The company says IT professionals are under increasing pressure to get the most out of IT in support of new business needs, such as digital customer experience, while also holding down IT costs.

This pressure is resulting in a re-imagining of what IT infrastructure can be, with hybrid IT providing a way forward for businesses that need to get more out of their IT budget, it says.

“Conventional IT infrastructure traditionally required a substantial amount of equipment to be deployed and managed internally,” explains Stuart Mills, regional director, ANZ, CenturyLink.

“That is now changing, with more and more IT infrastructure being deployed externally as a service, helping to free up internal resources, and provide a greater return for IT budgets,” he says.

Mills says every company needs to determine the optimal mix of services.

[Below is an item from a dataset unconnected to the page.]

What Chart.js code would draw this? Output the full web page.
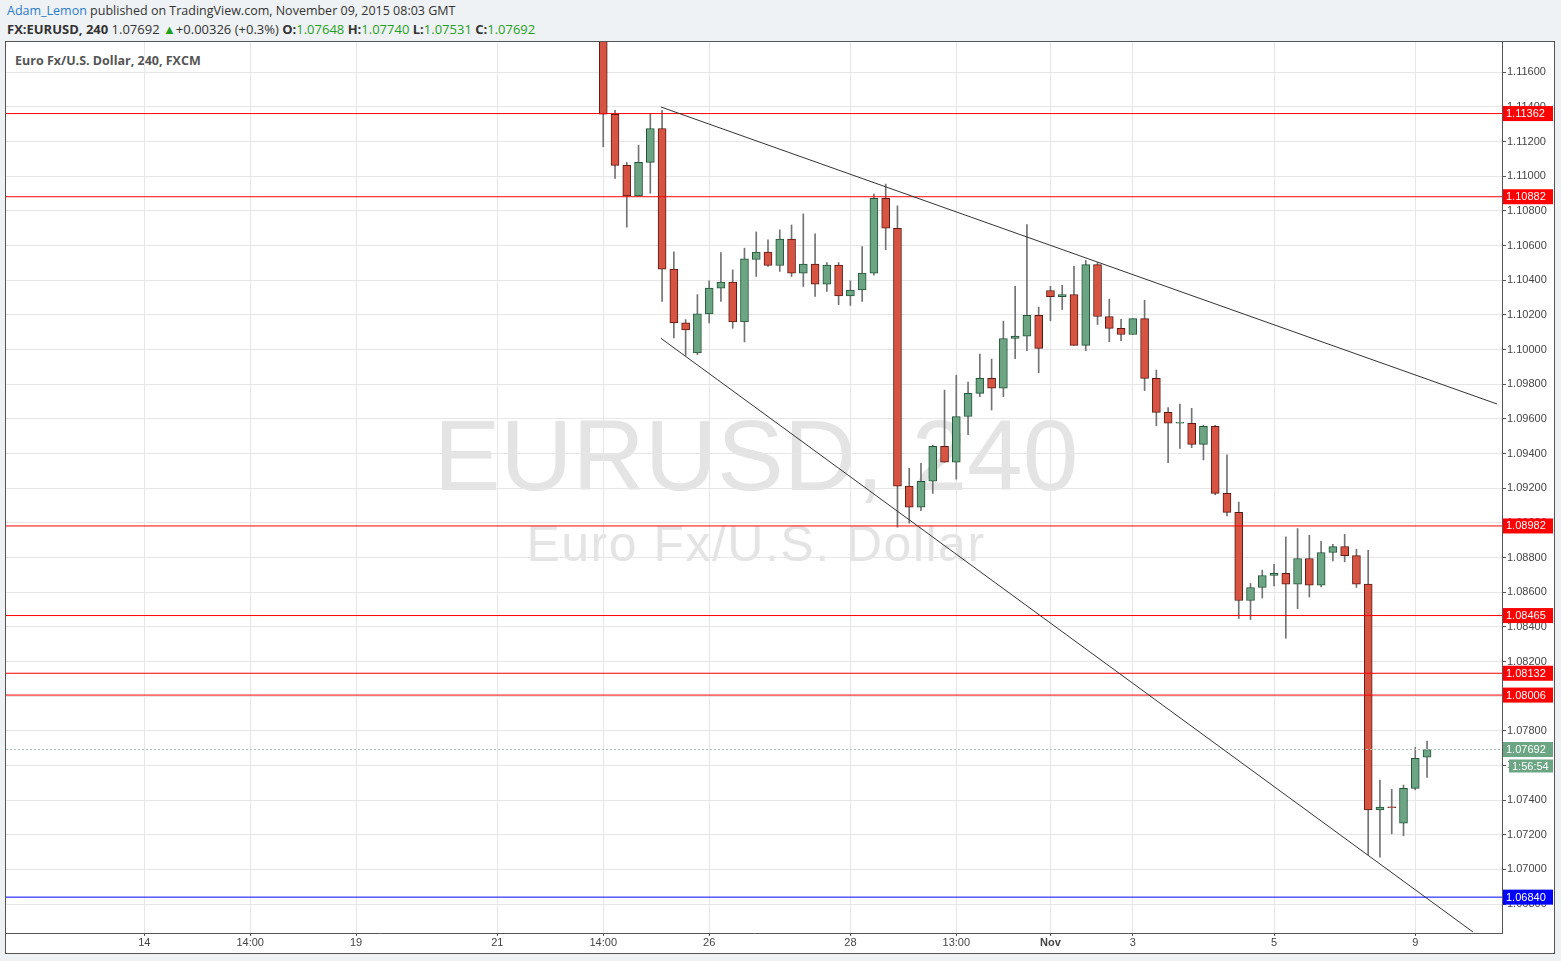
<!DOCTYPE html>
<html>
<head>
<meta charset="utf-8">
<title>EURUSD, 240</title>
<script src="https://cdn.jsdelivr.net/npm/chart.js"></script>
<style>
  body { margin:0; width:1561px; height:961px; overflow:hidden; position:relative; background:#eff2f5; font-family:"Open Sans", Arial, sans-serif; }
  .hdr { position:absolute; left:7px; font-size:13px; line-height:18px; color:#333; white-space:nowrap; }
  #line1 { top:2px; font-size:12.5px; }
  #line2 { top:20px; }
  .g { color:#1f9f1f; }
  .author { color:#2b7bcb; }
  #box { position:absolute; left:5px; top:41px; width:1548px; height:911px; border:1px solid #555; background:#fff; }
  .wm { position:absolute; left:0; width:1500px; text-align:center; color:#e4e4e4; font-family:"Liberation Sans", Arial, sans-serif; white-space:nowrap; }
  #wm1 { top:363px; font-size:100px; line-height:100px; }
  #wm2 { top:477px; font-size:50px; line-height:50px; letter-spacing:1.5px; }
  #title { position:absolute; left:9px; top:11px; font-size:12.5px; line-height:16px; font-weight:bold; color:#555; white-space:nowrap; }
  #wrap { position:absolute; left:0; top:0; width:1548px; height:911px; }
</style>
</head>
<body>

<div class="hdr" id="line1"><span class="author">Adam_Lemon</span> published on TradingView.com, November 09, 2015 08:03 GMT</div>
<div class="hdr" id="line2"><b>FX:EURUSD, 240</b> 1.07692 <span class="g">▲</span>+0.00326 (+0.3%) <b>O:</b><span class="g">1.07648</span> <b>H:</b><span class="g">1.07740</span> <b>L:</b><span class="g">1.07531</span> <b>C:</b><span class="g">1.07692</span></div>

<div id="box">
  <div class="wm" id="wm1">EURUSD, 240</div>
  <div class="wm" id="wm2">Euro Fx/U.S. Dollar</div>
  <div id="title">Euro Fx/U.S. Dollar, 240, FXCM</div>
  <div id="wrap"><canvas id="chart"></canvas></div>
</div>

<script>
// 4h candles, index 0 = first visible bar
const opens = [1.1195, 1.11358, 1.11063, 1.10886, 1.11080, 1.11276, 1.10464, 1.10154, 1.09981, 1.10206,
  1.10355, 1.10390, 1.10159, 1.10520, 1.10562, 1.10485, 1.10637, 1.10441, 1.10493, 1.10378,
  1.10487, 1.10309, 1.10344, 1.10441, 1.10873, 1.10700, 1.09212, 1.09090, 1.09240, 1.09442,
  1.09350, 1.09614, 1.09747, 1.09834, 1.09777, 1.10064, 1.10078, 1.10197, 1.10341, 1.10306,
  1.10318, 1.10024, 1.10490, 1.10191, 1.10122, 1.10087, 1.10179, 1.09834, 1.09638, 1.09575,
  1.09575, 1.09453, 1.09557, 1.09170, 1.09060, 1.08552, 1.08627, 1.08696, 1.08708, 1.08646,
  1.08794, 1.08640, 1.08829, 1.08863, 1.08811, 1.08646, 1.07344, 1.07359, 1.07267, 1.07468,
  1.07648];
const highs = [1.1200, 1.11381, 1.11080, 1.11180, 1.11362, 1.11381, 1.10564, 1.10173, 1.10317, 1.10397,
  1.10560, 1.10460, 1.10585, 1.10679, 1.10633, 1.10691, 1.10719, 1.10783, 1.10668, 1.10502,
  1.10502, 1.10397, 1.10595, 1.10898, 1.10955, 1.10829, 1.09315, 1.09343, 1.09448, 1.09766,
  1.09852, 1.09812, 1.09974, 1.09945, 1.10164, 1.10365, 1.10722, 1.10245, 1.10365, 1.10371,
  1.10480, 1.10515, 1.10502, 1.10291, 1.10174, 1.10179, 1.10285, 1.09882, 1.09665, 1.09686,
  1.09661, 1.09564, 1.09563, 1.09392, 1.09120, 1.08650, 1.08727, 1.08761, 1.08919, 1.08967,
  1.08928, 1.08894, 1.08876, 1.08934, 1.08848, 1.08842, 1.07516, 1.07463, 1.07487, 1.07704,
  1.07740];
const lows = [1.1117, 1.10988, 1.10706, 1.10886, 1.10902, 1.10278, 1.10067, 1.09966, 1.09971, 1.10154,
  1.10278, 1.10123, 1.10044, 1.10422, 1.10480, 1.10451, 1.10422, 1.10364, 1.10307, 1.10336,
  1.10259, 1.10255, 1.10278, 1.10430, 1.10576, 1.08975, 1.08998, 1.09070, 1.09170, 1.09350,
  1.09252, 1.09509, 1.09728, 1.09651, 1.09728, 1.09947, 1.09993, 1.09866, 1.10166, 1.10231,
  1.10024, 1.09993, 1.10145, 1.10045, 1.10051, 1.10087, 1.09763, 1.09560, 1.09347, 1.09430,
  1.09434, 1.09363, 1.09162, 1.09040, 1.08448, 1.08442, 1.08566, 1.08636, 1.08334, 1.08505,
  1.08572, 1.08630, 1.08780, 1.08775, 1.08627, 1.07085, 1.07071, 1.07205, 1.07194, 1.07459,
  1.07531];
const closes = [1.11358, 1.11063, 1.10886, 1.11080, 1.11276, 1.10464, 1.10154, 1.10113, 1.10206, 1.10355,
  1.10390, 1.10159, 1.10524, 1.10562, 1.10485, 1.10637, 1.10441, 1.10493, 1.10378, 1.10487,
  1.10309, 1.10344, 1.10441, 1.10873, 1.10700, 1.09212, 1.09090, 1.09240, 1.09442, 1.09350,
  1.09614, 1.09747, 1.09834, 1.09777, 1.10064, 1.10078, 1.10197, 1.10007, 1.10306, 1.10318,
  1.10024, 1.10490, 1.10191, 1.10122, 1.10087, 1.10179, 1.09834, 1.09638, 1.09575, 1.09575,
  1.09453, 1.09557, 1.09170, 1.09060, 1.08552, 1.08627, 1.08696, 1.08708, 1.08646, 1.08794,
  1.08640, 1.08829, 1.08863, 1.08811, 1.08646, 1.07344, 1.07359, 1.07356, 1.07468, 1.07641,
  1.07692];

// time axis labels, placed at bar index
const timePos = [-39, -30, -21, -9, 0, 9, 21, 30, 38, 45, 57, 69];
const timeText = ["14", "14:00", "19", "21", "14:00", "26", "28", "13:00", "Nov", "3", "5", "9"];
const priceTicks = [1.068, 1.070, 1.072, 1.074, 1.076, 1.078, 1.080, 1.082, 1.084, 1.086, 1.088, 1.090,
  1.092, 1.094, 1.096, 1.098, 1.100, 1.102, 1.104, 1.106, 1.108, 1.110, 1.112, 1.114, 1.116];

// horizontal levels drawn on the chart
const levelPrices = [1.11362, 1.10882, 1.08982, 1.08465, 1.08132, 1.08006, 1.06840];
const levelColors = ["#ff0000", "#ff0000", "#ff0000", "#ff0000", "#ff0000", "#ff0000", "#0000ff"];
const lastPrice = 1.07692;
const countdown = "1:56:54";

// trend lines: [barIndex, price] start and end
const upperTrend = [[4.9, 1.11400], [75.94, 1.09686]];
const lowerTrend = [[4.9, 1.10065], [73.9, 1.06639]];

const xMin = -50.75, xMax = 76.37;
const yMin = 1.06633, yMax = 1.11775;

const upFill = "#6ba583", upLine = "#225437", dnFill = "#d75442", dnLine = "#5b1a13";
const isUp = closes.map((c, i) => c >= opens[i]);

const datasets = [];
[upperTrend, lowerTrend].forEach(t => {
  datasets.push({
    type: "line", data: t.map(p => ({x: p[0], y: p[1]})),
    borderColor: "#333", borderWidth: 1, pointRadius: 0, order: 0
  });
});
levelPrices.forEach((p, i) => {
  datasets.push({
    type: "line", data: [{x: xMin, y: p}, {x: xMax, y: p}],
    borderColor: levelColors[i], borderWidth: 1, pointRadius: 0, order: 1
  });
});
datasets.push({
  type: "line", data: [{x: xMin, y: lastPrice}, {x: xMax, y: lastPrice}],
  borderColor: "#a9c6b6", borderWidth: 1, borderDash: [2, 2], pointRadius: 0, order: 1
});
datasets.push({
  type: "bar", data: opens.map((o, i) => ({x: i, y: [o, closes[i]]})),
  backgroundColor: isUp.map(u => u ? upFill : dnFill),
  borderColor: isUp.map(u => u ? upLine : dnLine),
  borderWidth: 1, borderSkipped: false, barThickness: 8, minBarLength: 1,
  grouped: false, order: 2
});
datasets.push({
  type: "bar", data: lows.map((l, i) => ({x: i, y: [l, highs[i]]})),
  backgroundColor: "#737375", barThickness: 1, grouped: false, order: 3
});

const tagPlugin = {
  id: "tags",
  afterDraw(chart) {
    const {ctx, chartArea, scales} = chart;
    const r = chartArea.right;
    ctx.save();
    ctx.font = '11px "Liberation Sans", Arial, sans-serif';
    ctx.textBaseline = "middle";
    levelPrices.forEach((p, i) => {
      const py = scales.y.getPixelForValue(p);
      ctx.fillStyle = levelColors[i];
      ctx.fillRect(r + 1, py - 7.5, 50, 15);
      ctx.fillStyle = "#fff";
      ctx.fillText(p.toFixed(5), r + 4, py + 0.5);
    });
    const py = scales.y.getPixelForValue(lastPrice);
    ctx.fillStyle = upFill;
    ctx.fillRect(r + 1, py - 7.5, 50, 15);
    ctx.fillRect(r + 7, py + 10, 44, 13);
    ctx.fillStyle = "#fff";
    ctx.fillText(lastPrice.toFixed(5), r + 4, py + 0.5);
    ctx.fillText(countdown, r + 10, py + 17);
    ctx.restore();
  }
};

const axisFont = {family: '"Liberation Sans", Arial, sans-serif', size: 11};

new Chart(document.getElementById("chart"), {
  type: "bar",
  data: {datasets},
  options: {
    responsive: true,
    maintainAspectRatio: false,
    animation: false,
    events: [],
    layout: {padding: 0},
    plugins: {legend: {display: false}, tooltip: {enabled: false}},
    scales: {
      x: {
        type: "linear", min: xMin, max: xMax, offset: false,
        afterBuildTicks: s => { s.ticks = timePos.map(v => ({value: v})); },
        afterFit: s => { s.height = 20; s.paddingLeft = 0; s.paddingRight = 0; },
        grid: {color: "#e6e6e6", tickColor: "#555", tickLength: 3, offset: false},
        border: {color: "#555"},
        ticks: {
          autoSkip: false, maxRotation: 0, padding: 0, color: "#444",
          font: c => ({...axisFont, weight: c.tick && timeText[timePos.indexOf(c.tick.value)] === "Nov" ? "bold" : "normal"}),
          callback: v => timeText[timePos.indexOf(v)]
        }
      },
      y: {
        position: "right", min: yMin, max: yMax,
        afterBuildTicks: s => { s.ticks = priceTicks.map(v => ({value: v})); },
        afterFit: s => { s.width = 52; s.paddingTop = 0; s.paddingBottom = 0; },
        grid: {color: "#e6e6e6", tickColor: "#555", tickLength: 4},
        border: {color: "#555"},
        ticks: {padding: 1, color: "#444", font: axisFont, callback: v => v.toFixed(5)}
      }
    }
  },
  plugins: [tagPlugin]
});
</script>
</body>
</html>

“They should work with an implementation partner to analyse business needs and implement appropriate solutions,” he explains.

“This lets organisations combine outsourced services and internally-managed infrastructure to get the greatest value from every element in the overall IT footprint.

This approach, often referred to as hybrid IT or bimodal IT, is fast becoming the go-to IT model, Mills says.

“It is ideal for businesses that need to scale up their IT infrastructure quickly or that may have already made extensive capital investments in infrastructure they need to depreciate over time,” says Mills.

“With hybrid IT, existing infrastructure can continue to operate with new, outsourced services, for optimal cost-effectiveness and performance,” he explains.

“The hybrid IT model has the potential to replace high capital expenditure (capex) requirements for internal IT infrastructure with much lower ongoing operational expenditure (opex) for IT services,” Mills continues.

“This can dramatically lower the barrier of entry for organisations of all sizes, and makes it easier to project budgetary requirements.

For example, a growing number of businesses are choosing data center colocation services to outsource first because it is a fast way to scale up capacity, according to Mills. It also means they can avoid the high expense and expertise needed to build a data center.

“As IT service providers become more diverse and provide a greater variety of enterprise products and services, businesses will be able to make the move from outsourcing non-core IT elements, such as development environments, to mission-critical operations like enterprise resource planning platforms or integrated security,” he says.

“It will eventually make sense for businesses to move core IT components to the cloud and outsource the majority of important infrastructure as they become more comfortable with hybrid IT,” Mills explains.

“As long as a company starts on the hybrid IT journey with an implementation partner that offers a broad range of managed IT services, it will get the most out of its IT budget now, and in the future.